B. Implications for American Constitutionalism

The implications of this Enschmittification for American constitutional democracy are profound and deeply troubling. At its heart, the drift toward Schmittian paradigms constitutes a fundamental challenge to the principles upon which the American political and legal order has traditionally, if imperfectly, been based. The ascendance of the friend-enemy logic corrodes the possibility of civic trust and reasoned deliberation across political divides, transforming adversaries into existential threats and undermining the very premise of a shared constitutional project. The normalization of executive exceptionalism directly threatens the separation of powers, eroding legislative authority and weakening judicial checks, thereby concentrating power in a manner antithetical to constitutional design and risking the arbitrary suspension of the rule of law in the name of necessity. Furthermore, the critique of liberal pluralism and the concomitant appeal of substantive homogeneity attack the foundations of individual rights and equal protection, replacing the ideal of unity forged through adherence to law and principle with a potentially exclusionary unity based on shared identity, inherently marginalizing dissent and difference. Taken together, Enschmittification points toward an erosion of faith in—and the practical efficacy of—the core liberal commitments to limited government, procedural fairness, protected individual freedoms, and the management of pluralism through democratic institutions. It signals a potential trajectory away from a government of laws and toward a regime where political will, decisive action, and the perceived demands of collective survival or identity take precedence over established constitutional norms.

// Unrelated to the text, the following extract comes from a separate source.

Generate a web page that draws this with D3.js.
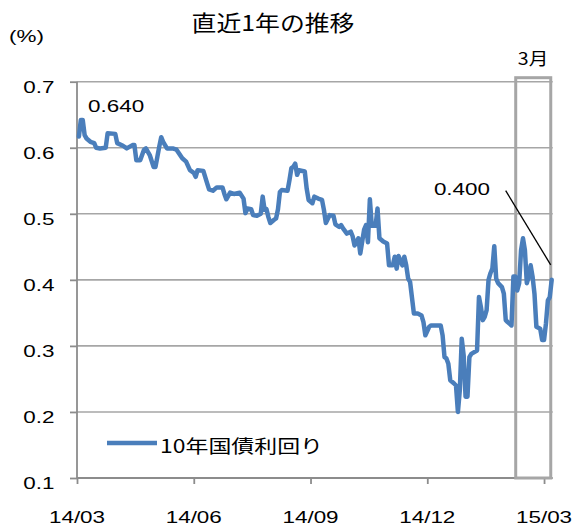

C. Prospects and Counter-Movements

Recognizing the pattern of Enschmittification is not to declare the inevitable triumph of Schmittian logic within the American system, nor is it to suggest that all actors exhibiting these tendencies are conscious disciples of Schmitt. History is not predetermined, and political trajectories can shift. Yet, the evidence presented suggests a significant and worrisome vulnerability within contemporary American constitutionalism, an environment where the critiques and alternatives posed by Schmitt find increasing, albeit often implicit, purchase. The allure of decisiveness in times of perceived crisis, the mobilizing power of identity politics grounded in enmity, and the frustration with perceived liberal institutional failures create fertile ground for this drift to continue, potentially accelerating if left unaddressed. Countering this trend requires more than simply identifying its symptoms; it demands a robust and deliberate reaffirmation of the foundational principles of liberal constitutional democracy. This involves not only defending the institutions of separated powers, the rule of law, and fundamental rights, but also revitalizing the practices of deliberation, compromise, and mutual respect that underpin a functioning pluralistic society. It requires resisting the temptation to frame political differences in existential terms and insisting on the accountability of executive power even, and especially, in times of emergency. Ultimately, the contest against Enschmittification is a contest for the soul of American democracy itself—a reminder that the preservation of liberal constitutionalism is not a given, but an ongoing political and intellectual task demanding vigilance, courage, and a renewed commitment to its often challenging, yet indispensable, ideals.